We contest that the position is likely to unfold with:-
(a) The Euro becoming a weaker currency; and,
(b) Any serious setback in equities providing the last real buying opportunity before the major bull marke unfolds.
Our “Outlook for 2010” document predicted some periods of weakness unfolding and we are in such a period now. Our “Bull Markets Climb Walls of Worry” document also outlined how we see the next 24-36 months. We do not see the “horsemen” bringing down the global financial system and we take the threat of a financial meltdown, as a result of the Greek debacle, to be only a minor possibility.
As the UK had been subject to much speculation regarding a downgrading of its sovereign debt, the UK Government was required to take more direct action and embarked on the largest quantitative easing campaign (relative to the size of the economy). The deterioration of UK public finances and budget deficit (especially after an injection of £200 billion in the financial markets) certainly highlighted the fragility of the UK economy and did justify the weakness in Sterling recently witnessed.

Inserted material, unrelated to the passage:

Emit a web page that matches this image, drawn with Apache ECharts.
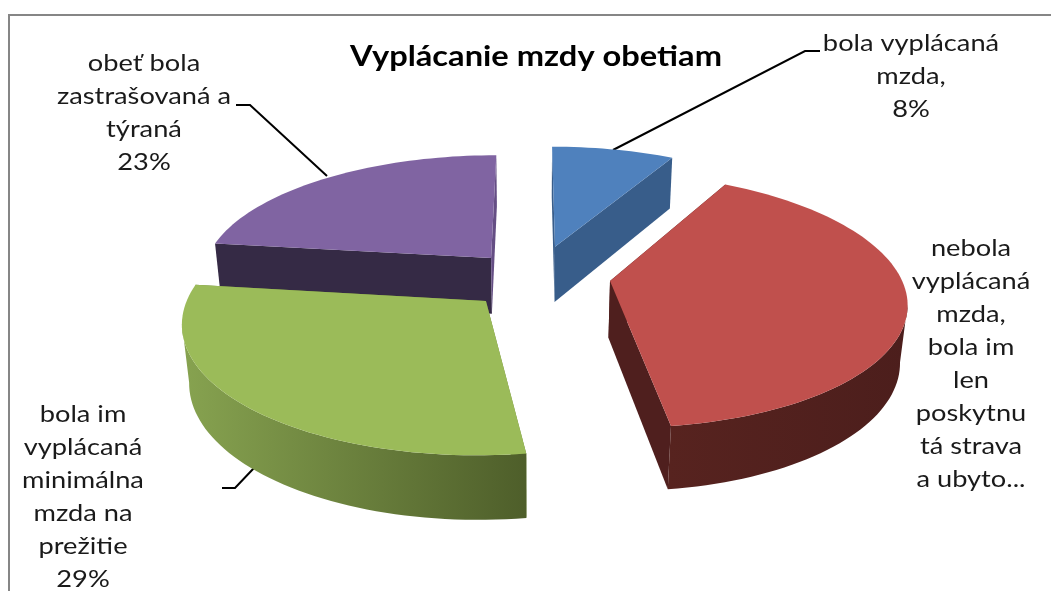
<!DOCTYPE html>
<html>
<head>
<meta charset="utf-8">
<title>Vyplácanie mzdy obetiam</title>
<style>
  html, body { margin: 0; padding: 0; background: #fff; }
  #chart { width: 1051px; height: 591px; }
</style>
<script src="https://cdn.jsdelivr.net/npm/echarts@6/dist/echarts.min.js"></script>
</head>
<body>
<div id="chart"></div>
<script>
const chartTitle = 'Vyplácanie mzdy obetiam'
const categories = [
  'bola vyplácaná\nmzda,\n8%',
  'nebola\nvyplácaná\nmzda,\nbola im\nlen\nposkytnu\ntá strava\na ubyto...',
  'bola im\nvyplácaná\nminimálna\nmzda na\nprežitie\n29%',
  'obeť bola\nzastrašovaná a\ntýraná\n23%'
]
const values = [8, 39.8, 29.2, 23]

// fake 3D pie: ECharts has no 3D pie without GL, so project the disc by hand
const view = { cx: 532, cy: 279, fx: 291.5, fy: 124, persp: 0.15, depth: 58, lowPush: 0.02 }
const explode = [[0.082, -0.27], [0.267, 0.016], [-0.154, 0.172], [-0.144, -0.174]]
const drawOrder = [3, 0, 2, 1]

const topColors = ['#4f81bd', '#c0504d', '#9bbb59', '#8064a2']
const startCutColors = ['#385d8a', '#4f1f1e', '#6d8439', '#352a45']
const endCutColors = ['#385d8a', '#4f1f1e', '#6d8439', '#654e84']
const wallStops = [
  ['#385d8a', '#385d8a'],
  ['#57231f', '#4c1e1c'],
  ['#87a350', '#4e5e2a'],
  ['#352a45', '#352a45']
]

const labelPos = [[911, 76], [971, 364], [83, 497], [144, 113]]
const leaders = [
  [[613, 150], [805, 51], [820, 51]],
  [],
  [[222, 488], [235, 488], [254, 468]],
  [[236, 105], [250, 105], [327, 176]]
]

const total = values.reduce((a, b) => a + b, 0)

function project(x, y, down) {
  const w = 1 - view.persp * y + (down ? view.lowPush : 0)
  return [
    view.cx + view.fx * x / w,
    view.cy + (view.fy * y + (down ? view.depth : 0)) / w
  ]
}

function renderSlice(params, api) {
  const i = api.value(0)
  const before = values.slice(0, i).reduce((a, b) => a + b, 0)
  const a0 = before / total * Math.PI * 2
  const a1 = (before + api.value(1)) / total * Math.PI * 2
  const [ex, ey] = explode[i]

  const rim = []
  const steps = Math.ceil((a1 - a0) / 0.03)
  for (let s = 0; s <= steps; s++) {
    const a = a0 + (a1 - a0) * s / steps
    rim.push([ex + Math.sin(a), ey - Math.cos(a)])
  }
  const topRim = rim.map(p => project(p[0], p[1], false))
  const lowRim = rim.map(p => project(p[0], p[1], true))
  const apexTop = project(ex, ey, false)
  const apexLow = project(ex, ey, true)
  const last = rim.length - 1

  // outer wall only runs between the rim's left and right extremes,
  // otherwise the polygon leaves a notch at the silhouette
  const xs = topRim.map(p => p[0])
  const minIdx = xs.indexOf(Math.min(...xs))
  const maxIdx = xs.indexOf(Math.max(...xs))
  const from = Math.min(minIdx, maxIdx)
  const to = Math.max(minIdx, maxIdx)
  const wallTop = topRim.slice(from, to + 1)
  const wallLow = lowRim.slice(from, to + 1).reverse()
  const facesViewer = rim.some(p => p[1] > ey)

  const poly = (points, fill) => ({
    type: 'polygon',
    shape: { points },
    style: { fill, stroke: null }
  })
  const wallFill = {
    type: 'linear', x: 0, y: 0, x2: 1, y2: 0,
    colorStops: [
      { offset: 0, color: wallStops[i][0] },
      { offset: 1, color: wallStops[i][1] }
    ]
  }

  const children = [
    poly([apexTop, topRim[0], lowRim[0], apexLow], startCutColors[i]),
    poly([apexTop, topRim[last], lowRim[last], apexLow], endCutColors[i])
  ]
  if (facesViewer) {
    children.push(poly(wallTop.concat(wallLow), wallFill))
  }
  children.push(poly([apexTop].concat(topRim), topColors[i]))

  return { type: 'group', children }
}

// reference text is stretched sideways, scaleX gets the same widths
const titleElement = {
  type: 'text',
  x: 536,
  y: 57,
  scaleX: 1.166,
  style: {
    text: chartTitle,
    fill: '#000',
    font: 'bold 28px Lato, "Open Sans", sans-serif',
    align: 'center',
    verticalAlign: 'middle'
  }
}

const labelElements = categories.map((text, i) => ({
  type: 'text',
  x: labelPos[i][0],
  y: labelPos[i][1],
  scaleX: 1.135,
  style: {
    text,
    fill: '#1a1a1a',
    font: '24px Lato, "Open Sans", sans-serif',
    lineHeight: 33,
    align: 'center',
    verticalAlign: 'middle'
  }
}))

const leaderElements = leaders.filter(l => l.length).map(points => ({
  type: 'polyline',
  shape: { points },
  style: { stroke: '#000', lineWidth: 2, fill: null }
}))

const chart = echarts.init(document.getElementById('chart'), null, { renderer: 'canvas' })
chart.setOption({
  animation: false,
  backgroundColor: '#fff',
  graphic: [
    {
      type: 'polyline',
      shape: { points: [[9, 591], [9, 15], [1051, 15]] },
      style: { stroke: '#868686', lineWidth: 2, fill: null }
    },
    titleElement
  ].concat(leaderElements, labelElements),
  series: [{
    type: 'custom',
    coordinateSystem: 'none',
    silent: true,
    renderItem: renderSlice,
    data: drawOrder.map(i => [i, values[i]])
  }]
})
</script>
</body>
</html>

The baton has now been passed to the Euro and the weakness of the southern states of the Euro mainland. However, the UK Treasury and policy makers were free to respond to the prevailing economic environment and adopt policies intended to navigate the economic mêlée. One area that has certainly helped the UK is the changes in the labour markets that took place over the last thirty years which saw the demise of the countries manufacturing base and with it, the power of the unionised labour force. For example, there has been little back-lash to the 16,000 job losses at Lloyds Bank since the start of the recession. Such flexibility, how ever unpleasant, will allow the UK to absorb some short-term pain as part of a long term remedy. We do not see the potential ceasing of the stimuli recently announced in any way negative but more that the Government is now of a mind that the worst is behind us – this is a long term positive in our view.

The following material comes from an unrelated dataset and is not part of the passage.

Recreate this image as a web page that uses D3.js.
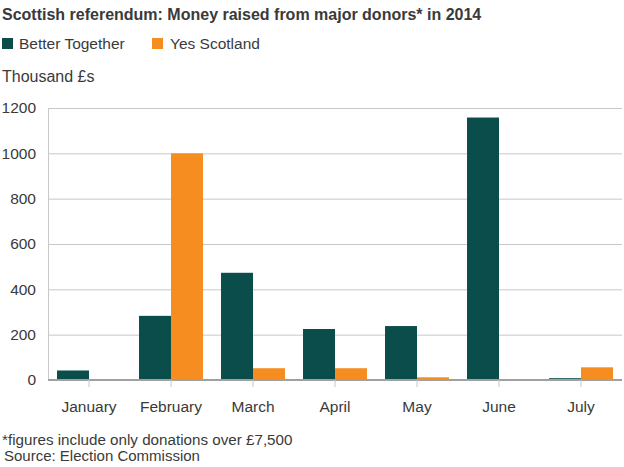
<!DOCTYPE html>
<html>
<head>
<meta charset="utf-8">
<script src="https://cdn.jsdelivr.net/npm/d3@7"></script>
<style>
  html, body { margin: 0; padding: 0; background: #fff; }
  text { font-family: "Liberation Sans", Arial, sans-serif; }
</style>
</head>
<body>
<svg id="chart" width="624" height="467"></svg>
<script>
const categories = ["January", "February", "March", "April", "May", "June", "July"];
const seriesNames = ["Better Together", "Yes Scotland"];
const betterTogether = [42, 283, 473, 225, 238, 1158, 8];
const yesScotland = [0, 1000, 52, 52, 12, 0, 56];
const yTicks = [0, 200, 400, 600, 800, 1000, 1200];
const colors = ["#0b4d4a", "#f68d21"];

const svg = d3.select("#chart");
const margin = { left: 48, right: 2, top: 108, bottom: 87 };
const W = 624, H = 467;
const textColor = "#3a3a3a";

const x = d3.scaleBand().domain(categories)
  .range([margin.left, W - margin.right]).paddingInner(0.22).paddingOuter(0.11);
const xs = d3.scaleBand().domain(seriesNames).range([0, x.bandwidth()]);
const y = d3.scaleLinear().domain([0, 1200]).range([H - margin.bottom, margin.top]);

// Title
svg.append("text").attr("x", 2).attr("y", 20)
  .attr("font-size", 16).attr("font-weight", "bold").attr("fill", textColor)
  .text("Scottish referendum: Money raised from major donors* in 2014");

// Legend
const leg = [{ name: seriesNames[0], x: 2, tx: 19 }, { name: seriesNames[1], x: 152, tx: 170 }];
leg.forEach((d, i) => {
  svg.append("rect").attr("x", d.x).attr("y", 38).attr("width", 11).attr("height", 11).attr("fill", colors[i]);
  svg.append("text").attr("x", d.tx).attr("y", 49).attr("font-size", 15.5).attr("fill", textColor).text(d.name);
});

svg.append("text").attr("x", 2).attr("y", 82).attr("font-size", 16).attr("fill", textColor).text("Thousand £s");

// Gridlines
svg.append("g").selectAll("line").data(yTicks.filter(t => t > 0)).join("line")
  .attr("x1", margin.left).attr("x2", W - margin.right)
  .attr("y1", d => y(d) + 0.5).attr("y2", d => y(d) + 0.5)
  .attr("stroke", "#c8c8c8").attr("stroke-width", 1);

// Left axis line
svg.append("line").attr("x1", margin.left + 0.5).attr("x2", margin.left + 0.5)
  .attr("y1", y(1200)).attr("y2", y(0)).attr("stroke", "#c8c8c8");

// Y axis labels
const yAxis = d3.axisLeft(y).tickValues(yTicks).tickFormat(d3.format("d")).tickSize(0).tickPadding(12);
const yg = svg.append("g").attr("transform", `translate(${margin.left},0)`).call(yAxis);
yg.select(".domain").remove();
yg.selectAll("text").attr("font-size", 15.5).attr("fill", textColor)
  .style("font-family", '"Liberation Sans", Arial, sans-serif');

// Bars
const data = categories.map((c, i) => ({ cat: c, vals: [betterTogether[i], yesScotland[i]] }));
const groups = svg.append("g").selectAll("g").data(data).join("g")
  .attr("transform", d => `translate(${x(d.cat)},0)`);
groups.selectAll("rect").data(d => d.vals.map((v, j) => ({ v, j }))).join("rect")
  .attr("x", d => xs(seriesNames[d.j]))
  .attr("width", xs.bandwidth())
  .attr("y", d => y(d.v))
  .attr("height", d => y(0) - y(d.v))
  .attr("fill", d => colors[d.j]);

// X axis
const xAxis = d3.axisBottom(x).tickSize(7).tickPadding(14);
const xg = svg.append("g").attr("transform", `translate(0,${y(0)})`).call(xAxis);
xg.select(".domain").attr("stroke", "#a0a0a0").attr("stroke-width", 2)
  .attr("d", `M${margin.left},0H${W - margin.right}`);
xg.selectAll(".tick line").attr("stroke", "#c8c8c8");
xg.selectAll("text").attr("font-size", 15.5).attr("fill", textColor)
  .style("font-family", '"Liberation Sans", Arial, sans-serif');

// Footnotes
svg.append("text").attr("x", 2).attr("y", 445).attr("font-size", 15.2).attr("fill", textColor)
  .text("*figures include only donations over £7,500");
svg.append("text").attr("x", 4).attr("y", 461).attr("font-size", 15).attr("fill", textColor)
  .text("Source: Election Commission");
</script>
</body>
</html>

Unfortunately, much of the flexibility the UK can rely on is not available to nations within the European Union where a “one size fits all” monetary strategy must and has been applied. The European Central Bank must set interest rates for and apply other monetary policies to twenty seven nations as diverse in economic prosperity as they are in culture and language. Such policies cannot always address the individual nuances of certain countries and have allowed, in the case of Greece for example, their budget deficits to spiral out of control. This now threatens a default in Greek debt, the credibility of the Euro-zone and even its potential break-up (how ever remote), of many of the ideals of the Euro economy as a whole. Indeed the current situation has squarely pushed the Euro to the back of the race to be the world’s reserve currency with the Euro now at a ten-month low against the Dollar.
How do these developments affect our investment strategy? As highlighted in our Outlook for 2010 document, our concern for European (ex-UK) stability, has led us to maintain zero equity exposure to Europe for the first half of the year. However, in-line with our policy of opportunistic investment, we may, if we see compelling over sold situations, add selective European exposure to our portfolios. Our expectation for positive performance for most other equity markets is also offering us an opportunity to build further directional equity exposure at levels not seen since the third quarter last year.

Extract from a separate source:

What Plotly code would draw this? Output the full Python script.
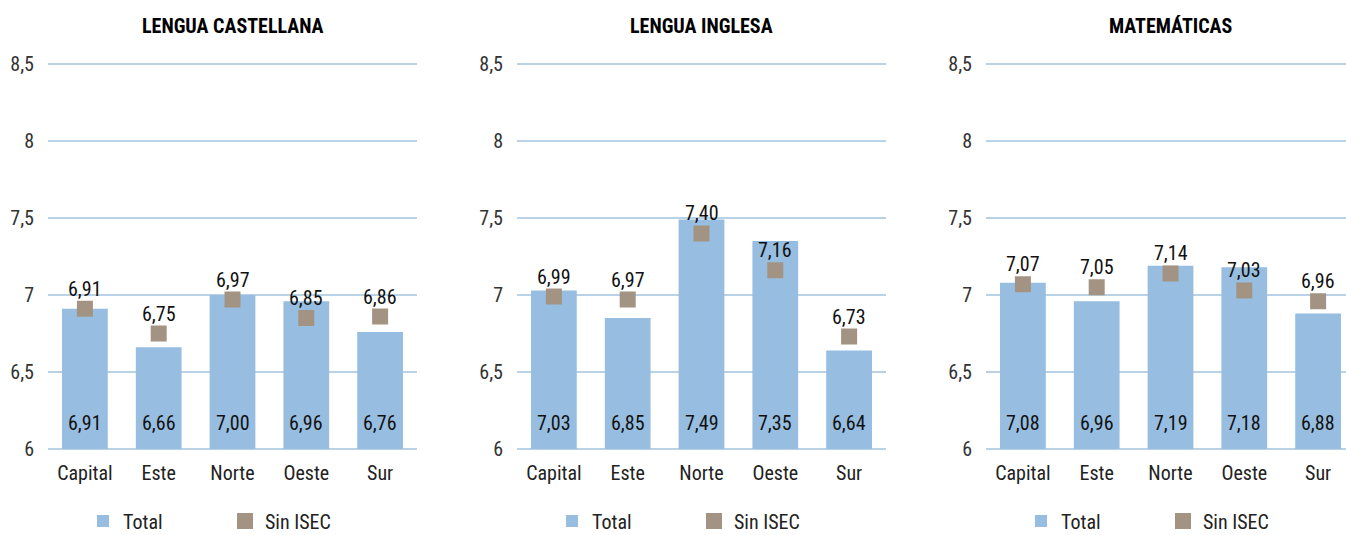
import plotly.graph_objects as go

categories = ["Capital", "Este", "Norte", "Oeste", "Sur"]
subjects = ["LENGUA CASTELLANA", "LENGUA INGLESA", "MATEMÁTICAS"]

total_castellana = [6.91, 6.66, 7.00, 6.96, 6.76]
sin_isec_castellana = [6.91, 6.75, 6.97, 6.85, 6.86]

total_inglesa = [7.03, 6.85, 7.49, 7.35, 6.64]
sin_isec_inglesa = [6.99, 6.97, 7.40, 7.16, 6.73]

total_matematicas = [7.08, 6.96, 7.19, 7.18, 6.88]
sin_isec_matematicas = [7.07, 7.05, 7.14, 7.03, 6.96]

y_ticks = [6, 6.5, 7, 7.5, 8, 8.5]

totals = [total_castellana, total_inglesa, total_matematicas]
sins = [sin_isec_castellana, sin_isec_inglesa, sin_isec_matematicas]

W, H = 1346, 535
FONT = "Liberation Sans Narrow, Roboto Condensed, Arial Narrow, sans-serif"
BAR_COLOR = "#97bee0"
MARK_COLOR = "#a39382"
GRID_COLOR = "#b9d2e6"

# pixel layout of plot areas
x_px = [(48, 417), (517, 886), (986, 1355)]
y_top_px, y_bot_px = 64, 449
Y0, Y1 = 6, 8.5
pad = 0.012

fig = go.Figure()

def fmt(v):
    return f"{v:.2f}".replace(".", ",")

annotations = []
for i in range(3):
    xa = "x" if i == 0 else f"x{i+1}"
    ya = "y" if i == 0 else f"y{i+1}"
    lg = "legend" if i == 0 else f"legend{i+1}"
    fig.add_trace(go.Bar(
        x=categories, y=[v - Y0 for v in totals[i]], base=Y0,
        marker=dict(color=BAR_COLOR, line=dict(width=0)),
        width=0.62, name="Total", xaxis=xa, yaxis=ya, legend=lg,
        hoverinfo="skip",
    ))
    fig.add_trace(go.Scatter(
        x=categories, y=sins[i], mode="markers",
        marker=dict(symbol="square", size=16, color=MARK_COLOR),
        name="Sin ISEC", xaxis=xa, yaxis=ya, legend=lg, hoverinfo="skip",
    ))
    for c, tv, sv in zip(categories, totals[i], sins[i]):
        annotations.append(dict(
            x=c, y=Y0, xref=xa, yref=ya, text=fmt(tv), showarrow=False,
            yanchor="bottom", yshift=12,
            font=dict(family=FONT, size=20, color="#111111"),
        ))
        annotations.append(dict(
            x=c, y=sv, xref=xa, yref=ya, text=fmt(sv), showarrow=False,
            yanchor="middle", yshift=20,
            font=dict(family=FONT, size=20, color="#111111"),
        ))
    x0, x1 = x_px[i]
    annotations.append(dict(
        x=(x0 + x1) / 2 / W, y=1 - 26 / H, xref="paper", yref="paper",
        text=f"<b>{subjects[i]}</b>", showarrow=False,
        xanchor="center", yanchor="middle",
        font=dict(family=FONT, size=20, color="#000000"),
    ))

layout = dict(
    width=W, height=H,
    margin=dict(l=0, r=0, t=0, b=0, autoexpand=False),
    paper_bgcolor="white", plot_bgcolor="white",
    separators=",.",
    showlegend=True,
    annotations=annotations,
    font=dict(family=FONT, size=19, color="#222222"),
)

span = Y1 - Y0
ppu = (y_bot_px - y_top_px) / span
ydom = [1 - (y_bot_px + pad * ppu) / H, 1 - (y_top_px - pad * ppu) / H]
for i in range(3):
    x0, x1 = x_px[i]
    sfx = "" if i == 0 else str(i + 1)
    dom_end = min(x1 / W, 1.0)
    rng_end = -0.5 + 5 * (min(x1, W) - x0) / (x1 - x0)
    layout[f"xaxis{sfx}"] = dict(
        domain=[x0 / W, dom_end], range=[-0.5, rng_end],
        anchor=f"y{sfx}", showgrid=False, zeroline=False, showline=False,
        ticks="", tickfont=dict(family=FONT, size=20, color="#222222"),
        ticklabelstandoff=8, fixedrange=True,
    )
    layout[f"yaxis{sfx}"] = dict(
        domain=ydom, range=[Y0 - pad, Y1 + pad], anchor=f"x{sfx}",
        tickvals=y_ticks, ticks="", showgrid=True, gridcolor=GRID_COLOR,
        gridwidth=2, zeroline=False, showline=False,
        tickfont=dict(family=FONT, size=20, color="#333333"),
        ticklabelstandoff=13, fixedrange=True,
    )
    layout["legend" + sfx] = dict(
        orientation="h", x=(x0 + 35) / W, y=1 - 521 / H,
        xanchor="left", yanchor="middle",
        font=dict(family=FONT, size=20, color="#222222"),
        entrywidth=97, entrywidthmode="pixels",
        bgcolor="rgba(0,0,0,0)", itemclick=False, itemdoubleclick=False,
    )

fig.update_layout(**layout)
fig.write_html(
    "out.html",
    config={"displayModeBar": False},
    post_script="document.body.style.margin='0';document.body.style.overflow='hidden';",
)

In summary, we believe there will be further negative news to emerge from Europe but also do not expect it to be sufficient to derail the global economic recovery. Furthermore, much of the decline in non-European equity markets is a short-term over-reaction and, thus, offers us more opportunity in the future. We remain optimistic that 2010 will close out higher and, the soothsayers and doomsters that have reared their ugly heads as a result of this Greek Tragedy, are “stale bears” looking for any reason to sell off these markets.